Brief – Leaving out all pictures, copy exactly the lines from the one containing "Write the React, TypeScript" down to the one containing "50, 49, 48];", both of them included.

(Figure scripts)
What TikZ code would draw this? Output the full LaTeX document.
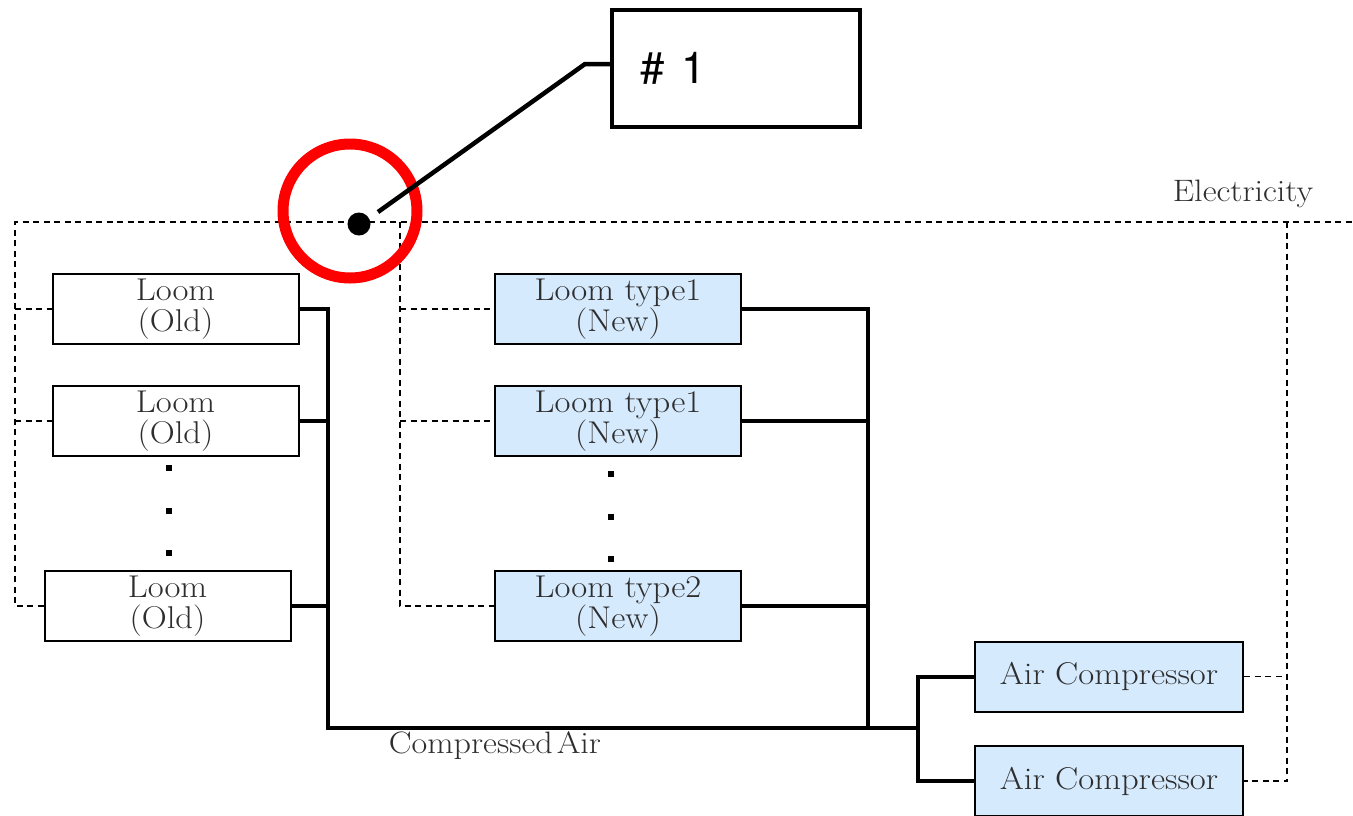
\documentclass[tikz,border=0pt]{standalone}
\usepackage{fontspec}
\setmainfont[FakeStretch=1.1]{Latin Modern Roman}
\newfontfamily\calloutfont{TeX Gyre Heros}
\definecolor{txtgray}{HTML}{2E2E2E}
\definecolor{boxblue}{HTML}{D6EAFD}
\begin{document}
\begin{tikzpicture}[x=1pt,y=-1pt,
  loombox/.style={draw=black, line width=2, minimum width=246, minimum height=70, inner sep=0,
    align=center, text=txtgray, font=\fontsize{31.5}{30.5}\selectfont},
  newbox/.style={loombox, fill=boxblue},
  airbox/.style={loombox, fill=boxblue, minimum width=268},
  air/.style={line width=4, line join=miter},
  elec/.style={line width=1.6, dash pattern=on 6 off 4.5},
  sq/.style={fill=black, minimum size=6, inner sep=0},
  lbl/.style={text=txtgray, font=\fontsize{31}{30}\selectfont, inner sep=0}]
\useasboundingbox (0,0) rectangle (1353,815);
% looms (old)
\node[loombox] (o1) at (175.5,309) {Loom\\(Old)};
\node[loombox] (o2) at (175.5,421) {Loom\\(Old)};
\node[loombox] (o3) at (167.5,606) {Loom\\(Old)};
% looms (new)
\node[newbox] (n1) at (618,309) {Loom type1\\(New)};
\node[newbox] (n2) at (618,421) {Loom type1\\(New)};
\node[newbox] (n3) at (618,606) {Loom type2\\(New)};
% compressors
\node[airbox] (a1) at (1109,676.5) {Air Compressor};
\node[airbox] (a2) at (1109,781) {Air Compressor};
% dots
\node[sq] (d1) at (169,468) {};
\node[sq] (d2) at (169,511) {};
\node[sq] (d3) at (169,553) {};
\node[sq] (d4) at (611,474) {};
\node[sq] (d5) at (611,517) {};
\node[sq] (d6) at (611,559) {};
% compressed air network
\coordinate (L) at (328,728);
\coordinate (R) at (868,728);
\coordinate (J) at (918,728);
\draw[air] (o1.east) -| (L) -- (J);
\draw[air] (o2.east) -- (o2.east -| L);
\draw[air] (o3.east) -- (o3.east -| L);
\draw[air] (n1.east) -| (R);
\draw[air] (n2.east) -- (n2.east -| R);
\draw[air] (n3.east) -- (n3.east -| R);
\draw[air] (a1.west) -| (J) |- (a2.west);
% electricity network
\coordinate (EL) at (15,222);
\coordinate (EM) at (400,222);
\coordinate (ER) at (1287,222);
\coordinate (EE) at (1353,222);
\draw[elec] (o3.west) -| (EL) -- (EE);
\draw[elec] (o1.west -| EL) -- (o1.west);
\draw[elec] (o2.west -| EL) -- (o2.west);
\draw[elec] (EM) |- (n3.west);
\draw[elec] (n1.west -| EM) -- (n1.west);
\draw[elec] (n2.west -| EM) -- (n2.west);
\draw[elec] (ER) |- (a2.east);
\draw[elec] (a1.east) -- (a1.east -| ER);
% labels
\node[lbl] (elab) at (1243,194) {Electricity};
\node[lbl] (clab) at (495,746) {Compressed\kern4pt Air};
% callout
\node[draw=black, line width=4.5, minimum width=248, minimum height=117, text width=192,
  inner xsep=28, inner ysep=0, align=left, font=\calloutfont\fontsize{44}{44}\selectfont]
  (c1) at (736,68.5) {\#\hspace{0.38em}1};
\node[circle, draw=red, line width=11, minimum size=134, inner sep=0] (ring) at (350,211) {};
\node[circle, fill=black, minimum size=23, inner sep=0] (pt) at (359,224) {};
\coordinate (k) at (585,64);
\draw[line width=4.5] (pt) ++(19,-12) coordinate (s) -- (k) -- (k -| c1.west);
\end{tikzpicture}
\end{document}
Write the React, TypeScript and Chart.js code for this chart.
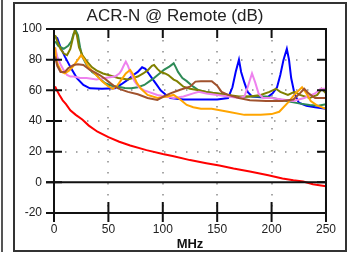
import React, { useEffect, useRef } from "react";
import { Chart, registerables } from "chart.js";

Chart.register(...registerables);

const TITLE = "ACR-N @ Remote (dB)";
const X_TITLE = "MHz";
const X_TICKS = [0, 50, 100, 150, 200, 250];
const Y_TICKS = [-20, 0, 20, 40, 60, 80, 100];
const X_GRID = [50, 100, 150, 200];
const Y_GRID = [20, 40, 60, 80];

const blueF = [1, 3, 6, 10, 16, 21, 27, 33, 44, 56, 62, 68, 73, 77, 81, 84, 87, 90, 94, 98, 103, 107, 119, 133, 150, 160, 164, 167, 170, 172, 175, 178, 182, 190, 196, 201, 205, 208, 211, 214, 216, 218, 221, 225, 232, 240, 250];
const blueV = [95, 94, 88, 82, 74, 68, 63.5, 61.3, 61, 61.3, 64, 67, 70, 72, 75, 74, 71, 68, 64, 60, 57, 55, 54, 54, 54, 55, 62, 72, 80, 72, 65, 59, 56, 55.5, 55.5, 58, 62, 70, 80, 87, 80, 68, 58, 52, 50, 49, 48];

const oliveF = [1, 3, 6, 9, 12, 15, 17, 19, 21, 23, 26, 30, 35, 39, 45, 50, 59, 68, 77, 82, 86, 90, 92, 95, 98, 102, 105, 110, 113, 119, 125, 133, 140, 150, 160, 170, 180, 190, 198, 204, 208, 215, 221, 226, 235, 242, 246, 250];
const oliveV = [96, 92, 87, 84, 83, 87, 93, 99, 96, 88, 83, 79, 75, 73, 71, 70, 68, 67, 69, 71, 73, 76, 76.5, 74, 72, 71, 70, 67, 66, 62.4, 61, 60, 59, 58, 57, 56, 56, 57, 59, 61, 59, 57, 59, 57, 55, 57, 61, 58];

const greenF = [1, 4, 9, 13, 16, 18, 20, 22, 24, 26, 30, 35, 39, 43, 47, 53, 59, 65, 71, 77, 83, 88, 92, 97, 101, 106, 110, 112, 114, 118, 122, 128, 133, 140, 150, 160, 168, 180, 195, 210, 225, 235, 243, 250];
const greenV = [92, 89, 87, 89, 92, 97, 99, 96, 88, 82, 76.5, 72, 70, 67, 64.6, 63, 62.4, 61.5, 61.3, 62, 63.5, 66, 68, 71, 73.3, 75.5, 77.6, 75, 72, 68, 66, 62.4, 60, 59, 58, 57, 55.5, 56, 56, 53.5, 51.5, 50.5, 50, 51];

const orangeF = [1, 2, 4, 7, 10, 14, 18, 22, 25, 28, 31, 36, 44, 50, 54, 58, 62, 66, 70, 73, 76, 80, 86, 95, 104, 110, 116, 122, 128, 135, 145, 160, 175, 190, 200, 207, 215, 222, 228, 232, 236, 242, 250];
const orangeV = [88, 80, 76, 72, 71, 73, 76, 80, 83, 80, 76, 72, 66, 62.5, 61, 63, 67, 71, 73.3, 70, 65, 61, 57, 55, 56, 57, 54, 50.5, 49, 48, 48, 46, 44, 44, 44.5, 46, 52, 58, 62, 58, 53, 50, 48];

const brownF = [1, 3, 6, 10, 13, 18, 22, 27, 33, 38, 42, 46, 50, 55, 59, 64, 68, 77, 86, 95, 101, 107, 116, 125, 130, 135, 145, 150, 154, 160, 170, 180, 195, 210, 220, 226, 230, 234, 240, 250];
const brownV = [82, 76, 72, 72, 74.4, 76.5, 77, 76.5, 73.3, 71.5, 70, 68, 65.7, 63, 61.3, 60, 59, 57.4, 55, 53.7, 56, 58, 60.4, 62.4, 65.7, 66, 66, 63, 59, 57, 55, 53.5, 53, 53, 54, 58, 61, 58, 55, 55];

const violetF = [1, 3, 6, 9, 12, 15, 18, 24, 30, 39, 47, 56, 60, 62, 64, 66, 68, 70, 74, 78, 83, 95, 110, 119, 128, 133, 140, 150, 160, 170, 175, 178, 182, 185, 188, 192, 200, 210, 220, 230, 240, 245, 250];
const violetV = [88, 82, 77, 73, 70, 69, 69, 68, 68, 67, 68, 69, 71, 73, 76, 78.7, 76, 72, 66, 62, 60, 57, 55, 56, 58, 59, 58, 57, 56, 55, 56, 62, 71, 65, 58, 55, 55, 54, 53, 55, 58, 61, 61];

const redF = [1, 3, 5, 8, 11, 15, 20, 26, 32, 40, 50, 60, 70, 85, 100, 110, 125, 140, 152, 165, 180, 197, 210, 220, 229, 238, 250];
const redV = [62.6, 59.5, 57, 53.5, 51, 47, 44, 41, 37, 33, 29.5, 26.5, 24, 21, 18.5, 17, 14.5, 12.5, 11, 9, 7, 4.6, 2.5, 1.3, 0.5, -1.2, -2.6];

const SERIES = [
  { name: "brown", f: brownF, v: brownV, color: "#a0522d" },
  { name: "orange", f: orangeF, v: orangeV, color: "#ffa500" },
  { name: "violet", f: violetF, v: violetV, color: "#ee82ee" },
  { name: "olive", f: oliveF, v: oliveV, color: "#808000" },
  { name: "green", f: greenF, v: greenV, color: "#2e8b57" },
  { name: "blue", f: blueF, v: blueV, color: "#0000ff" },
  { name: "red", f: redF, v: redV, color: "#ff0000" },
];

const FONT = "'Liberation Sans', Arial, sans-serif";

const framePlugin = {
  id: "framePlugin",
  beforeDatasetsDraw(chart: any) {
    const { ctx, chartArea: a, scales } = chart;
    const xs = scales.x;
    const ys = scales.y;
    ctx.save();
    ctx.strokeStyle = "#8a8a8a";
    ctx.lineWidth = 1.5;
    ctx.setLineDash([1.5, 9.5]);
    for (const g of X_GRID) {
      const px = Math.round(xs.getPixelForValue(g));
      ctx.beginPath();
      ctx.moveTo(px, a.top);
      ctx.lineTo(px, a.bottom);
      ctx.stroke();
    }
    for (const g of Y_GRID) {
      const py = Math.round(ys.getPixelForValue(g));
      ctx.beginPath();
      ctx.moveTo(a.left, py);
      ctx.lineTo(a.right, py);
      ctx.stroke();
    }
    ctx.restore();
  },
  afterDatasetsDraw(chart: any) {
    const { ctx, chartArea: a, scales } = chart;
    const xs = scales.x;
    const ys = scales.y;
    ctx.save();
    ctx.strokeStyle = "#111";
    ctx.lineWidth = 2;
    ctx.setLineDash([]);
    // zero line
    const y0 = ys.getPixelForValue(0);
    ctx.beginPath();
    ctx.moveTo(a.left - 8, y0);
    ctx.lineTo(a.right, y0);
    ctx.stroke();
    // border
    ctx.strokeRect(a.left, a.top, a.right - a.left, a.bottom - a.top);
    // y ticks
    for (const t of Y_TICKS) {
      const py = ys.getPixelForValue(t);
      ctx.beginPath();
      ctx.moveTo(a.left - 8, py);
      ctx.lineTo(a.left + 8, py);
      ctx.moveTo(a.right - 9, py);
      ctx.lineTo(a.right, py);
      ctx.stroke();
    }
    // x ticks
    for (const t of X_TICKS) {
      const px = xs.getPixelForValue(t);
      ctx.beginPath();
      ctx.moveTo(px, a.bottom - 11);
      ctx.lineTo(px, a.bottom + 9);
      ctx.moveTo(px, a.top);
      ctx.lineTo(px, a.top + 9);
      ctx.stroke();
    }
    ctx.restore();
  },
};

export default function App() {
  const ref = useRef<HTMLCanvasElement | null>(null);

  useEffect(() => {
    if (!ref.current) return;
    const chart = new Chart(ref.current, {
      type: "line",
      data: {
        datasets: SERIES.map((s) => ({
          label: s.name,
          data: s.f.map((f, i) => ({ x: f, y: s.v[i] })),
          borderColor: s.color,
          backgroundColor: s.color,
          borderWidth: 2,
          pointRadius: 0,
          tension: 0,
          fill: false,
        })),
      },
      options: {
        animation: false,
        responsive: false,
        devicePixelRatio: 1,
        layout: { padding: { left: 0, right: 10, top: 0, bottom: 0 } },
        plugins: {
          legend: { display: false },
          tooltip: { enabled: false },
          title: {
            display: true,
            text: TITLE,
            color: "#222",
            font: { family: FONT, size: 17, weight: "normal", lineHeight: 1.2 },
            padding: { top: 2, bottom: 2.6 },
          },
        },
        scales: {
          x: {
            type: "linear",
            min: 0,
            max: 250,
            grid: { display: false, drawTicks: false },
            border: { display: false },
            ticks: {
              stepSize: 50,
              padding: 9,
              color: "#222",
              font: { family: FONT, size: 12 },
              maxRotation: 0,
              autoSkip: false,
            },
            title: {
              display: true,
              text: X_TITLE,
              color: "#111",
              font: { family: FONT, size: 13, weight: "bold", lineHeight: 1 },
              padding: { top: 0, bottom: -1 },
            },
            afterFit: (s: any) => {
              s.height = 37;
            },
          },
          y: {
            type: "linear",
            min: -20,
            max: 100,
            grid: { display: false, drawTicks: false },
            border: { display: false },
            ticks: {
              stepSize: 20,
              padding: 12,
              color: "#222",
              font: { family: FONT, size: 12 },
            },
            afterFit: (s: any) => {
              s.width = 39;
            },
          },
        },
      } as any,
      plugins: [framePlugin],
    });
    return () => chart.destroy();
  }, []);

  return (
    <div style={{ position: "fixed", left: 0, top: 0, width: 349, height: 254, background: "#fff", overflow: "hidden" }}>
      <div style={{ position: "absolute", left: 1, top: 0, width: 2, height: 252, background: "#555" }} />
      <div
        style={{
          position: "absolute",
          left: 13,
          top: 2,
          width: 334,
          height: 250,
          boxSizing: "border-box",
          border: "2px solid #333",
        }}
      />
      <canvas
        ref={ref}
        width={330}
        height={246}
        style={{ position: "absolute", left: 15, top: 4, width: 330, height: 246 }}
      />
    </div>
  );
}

...

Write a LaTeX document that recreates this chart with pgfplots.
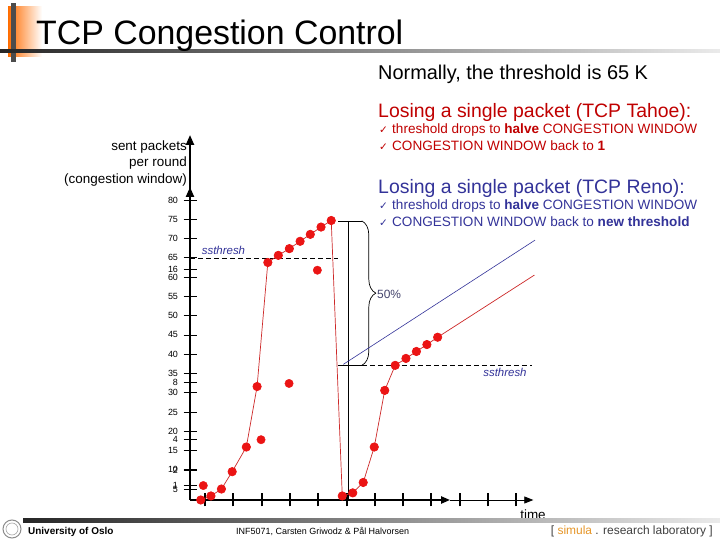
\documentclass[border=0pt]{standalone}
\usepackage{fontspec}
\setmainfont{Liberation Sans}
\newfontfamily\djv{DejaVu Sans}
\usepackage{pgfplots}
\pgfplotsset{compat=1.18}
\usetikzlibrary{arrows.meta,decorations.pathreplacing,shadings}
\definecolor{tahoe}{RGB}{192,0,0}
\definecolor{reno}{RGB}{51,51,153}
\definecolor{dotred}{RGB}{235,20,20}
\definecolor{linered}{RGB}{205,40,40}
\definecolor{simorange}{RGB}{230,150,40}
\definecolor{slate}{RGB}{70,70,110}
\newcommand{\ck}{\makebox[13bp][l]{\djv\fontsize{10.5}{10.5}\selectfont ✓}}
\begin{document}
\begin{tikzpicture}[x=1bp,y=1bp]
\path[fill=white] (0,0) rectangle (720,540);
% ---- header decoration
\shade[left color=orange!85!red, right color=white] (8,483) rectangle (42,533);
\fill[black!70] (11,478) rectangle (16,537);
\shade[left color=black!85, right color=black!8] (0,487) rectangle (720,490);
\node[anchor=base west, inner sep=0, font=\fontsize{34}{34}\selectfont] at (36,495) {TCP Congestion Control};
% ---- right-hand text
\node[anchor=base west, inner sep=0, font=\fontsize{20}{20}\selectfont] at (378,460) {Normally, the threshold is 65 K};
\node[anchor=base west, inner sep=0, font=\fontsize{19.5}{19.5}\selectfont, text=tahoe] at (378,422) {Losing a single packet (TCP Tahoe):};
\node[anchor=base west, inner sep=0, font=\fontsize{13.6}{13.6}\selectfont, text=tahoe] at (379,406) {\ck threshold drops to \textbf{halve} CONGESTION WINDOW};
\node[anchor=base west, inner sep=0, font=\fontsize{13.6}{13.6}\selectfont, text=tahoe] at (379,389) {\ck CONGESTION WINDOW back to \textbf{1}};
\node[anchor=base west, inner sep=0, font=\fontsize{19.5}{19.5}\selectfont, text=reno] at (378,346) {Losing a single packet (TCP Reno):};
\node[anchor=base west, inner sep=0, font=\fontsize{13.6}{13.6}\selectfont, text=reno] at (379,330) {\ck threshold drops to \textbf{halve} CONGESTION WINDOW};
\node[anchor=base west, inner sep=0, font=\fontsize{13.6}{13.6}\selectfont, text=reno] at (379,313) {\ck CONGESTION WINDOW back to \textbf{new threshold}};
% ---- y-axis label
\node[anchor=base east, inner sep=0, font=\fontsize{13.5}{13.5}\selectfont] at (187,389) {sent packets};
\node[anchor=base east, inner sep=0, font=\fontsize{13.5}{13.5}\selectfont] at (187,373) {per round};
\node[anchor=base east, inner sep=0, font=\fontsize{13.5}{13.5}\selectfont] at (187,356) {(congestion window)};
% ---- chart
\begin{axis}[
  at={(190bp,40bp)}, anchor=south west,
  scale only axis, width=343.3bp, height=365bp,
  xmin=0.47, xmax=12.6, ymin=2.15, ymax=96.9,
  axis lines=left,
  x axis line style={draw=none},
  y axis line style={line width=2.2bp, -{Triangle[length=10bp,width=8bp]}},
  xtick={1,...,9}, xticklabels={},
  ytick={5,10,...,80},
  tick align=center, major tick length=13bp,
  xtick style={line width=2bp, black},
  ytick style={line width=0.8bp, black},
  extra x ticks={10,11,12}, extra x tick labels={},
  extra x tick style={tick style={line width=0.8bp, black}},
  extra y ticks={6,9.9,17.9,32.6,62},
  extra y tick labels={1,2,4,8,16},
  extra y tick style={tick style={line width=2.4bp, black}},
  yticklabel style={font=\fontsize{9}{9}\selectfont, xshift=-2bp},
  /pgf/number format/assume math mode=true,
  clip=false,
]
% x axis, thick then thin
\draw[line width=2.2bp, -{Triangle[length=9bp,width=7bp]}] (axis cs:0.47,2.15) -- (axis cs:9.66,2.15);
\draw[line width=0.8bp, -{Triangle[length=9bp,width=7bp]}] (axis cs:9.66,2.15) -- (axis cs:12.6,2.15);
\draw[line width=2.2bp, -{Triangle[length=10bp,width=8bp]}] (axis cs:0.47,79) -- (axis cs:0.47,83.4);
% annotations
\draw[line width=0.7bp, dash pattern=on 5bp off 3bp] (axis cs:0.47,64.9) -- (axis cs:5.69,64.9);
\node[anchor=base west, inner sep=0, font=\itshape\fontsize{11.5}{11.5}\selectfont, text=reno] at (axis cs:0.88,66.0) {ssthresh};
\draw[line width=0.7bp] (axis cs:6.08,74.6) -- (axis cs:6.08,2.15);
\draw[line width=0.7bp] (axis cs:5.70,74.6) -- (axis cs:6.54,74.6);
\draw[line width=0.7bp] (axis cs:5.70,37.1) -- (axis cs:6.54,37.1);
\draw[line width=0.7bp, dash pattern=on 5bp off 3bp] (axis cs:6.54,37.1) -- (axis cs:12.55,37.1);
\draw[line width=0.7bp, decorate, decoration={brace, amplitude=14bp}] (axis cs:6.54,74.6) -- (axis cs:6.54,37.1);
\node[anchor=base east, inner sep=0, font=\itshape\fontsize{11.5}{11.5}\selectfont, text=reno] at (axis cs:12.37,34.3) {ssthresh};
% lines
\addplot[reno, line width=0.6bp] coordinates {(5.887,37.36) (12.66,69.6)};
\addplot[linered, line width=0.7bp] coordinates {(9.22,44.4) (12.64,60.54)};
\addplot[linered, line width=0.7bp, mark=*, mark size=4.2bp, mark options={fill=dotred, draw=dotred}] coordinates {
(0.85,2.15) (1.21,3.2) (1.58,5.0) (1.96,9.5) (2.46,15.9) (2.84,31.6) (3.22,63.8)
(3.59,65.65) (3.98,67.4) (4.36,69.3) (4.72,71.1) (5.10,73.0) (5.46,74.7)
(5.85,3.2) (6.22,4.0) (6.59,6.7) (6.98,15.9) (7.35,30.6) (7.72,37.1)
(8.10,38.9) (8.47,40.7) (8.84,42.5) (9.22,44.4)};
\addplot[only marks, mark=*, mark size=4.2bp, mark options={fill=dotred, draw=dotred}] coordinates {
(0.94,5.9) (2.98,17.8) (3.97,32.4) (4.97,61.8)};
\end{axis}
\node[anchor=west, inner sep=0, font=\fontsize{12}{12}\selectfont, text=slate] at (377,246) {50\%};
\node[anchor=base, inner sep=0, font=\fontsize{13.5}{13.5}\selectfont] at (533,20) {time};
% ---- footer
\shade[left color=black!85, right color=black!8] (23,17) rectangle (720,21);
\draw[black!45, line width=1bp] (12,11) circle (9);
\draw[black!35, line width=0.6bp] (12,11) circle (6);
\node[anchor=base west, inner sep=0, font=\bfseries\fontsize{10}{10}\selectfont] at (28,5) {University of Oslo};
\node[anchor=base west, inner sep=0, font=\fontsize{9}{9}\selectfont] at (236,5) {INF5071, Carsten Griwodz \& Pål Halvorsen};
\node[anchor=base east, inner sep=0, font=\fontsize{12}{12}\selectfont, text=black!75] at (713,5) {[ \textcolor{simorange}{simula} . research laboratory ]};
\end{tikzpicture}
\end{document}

The completed task –
Write the React, TypeScript and Chart.js code for this chart.
import React, { useEffect, useRef } from "react";
import { Chart, registerables } from "chart.js";

Chart.register(...registerables);

const TITLE = "ACR-N @ Remote (dB)";
const X_TITLE = "MHz";
const X_TICKS = [0, 50, 100, 150, 200, 250];
const Y_TICKS = [-20, 0, 20, 40, 60, 80, 100];
const X_GRID = [50, 100, 150, 200];
const Y_GRID = [20, 40, 60, 80];

const blueF = [1, 3, 6, 10, 16, 21, 27, 33, 44, 56, 62, 68, 73, 77, 81, 84, 87, 90, 94, 98, 103, 107, 119, 133, 150, 160, 164, 167, 170, 172, 175, 178, 182, 190, 196, 201, 205, 208, 211, 214, 216, 218, 221, 225, 232, 240, 250];
const blueV = [95, 94, 88, 82, 74, 68, 63.5, 61.3, 61, 61.3, 64, 67, 70, 72, 75, 74, 71, 68, 64, 60, 57, 55, 54, 54, 54, 55, 62, 72, 80, 72, 65, 59, 56, 55.5, 55.5, 58, 62, 70, 80, 87, 80, 68, 58, 52, 50, 49, 48];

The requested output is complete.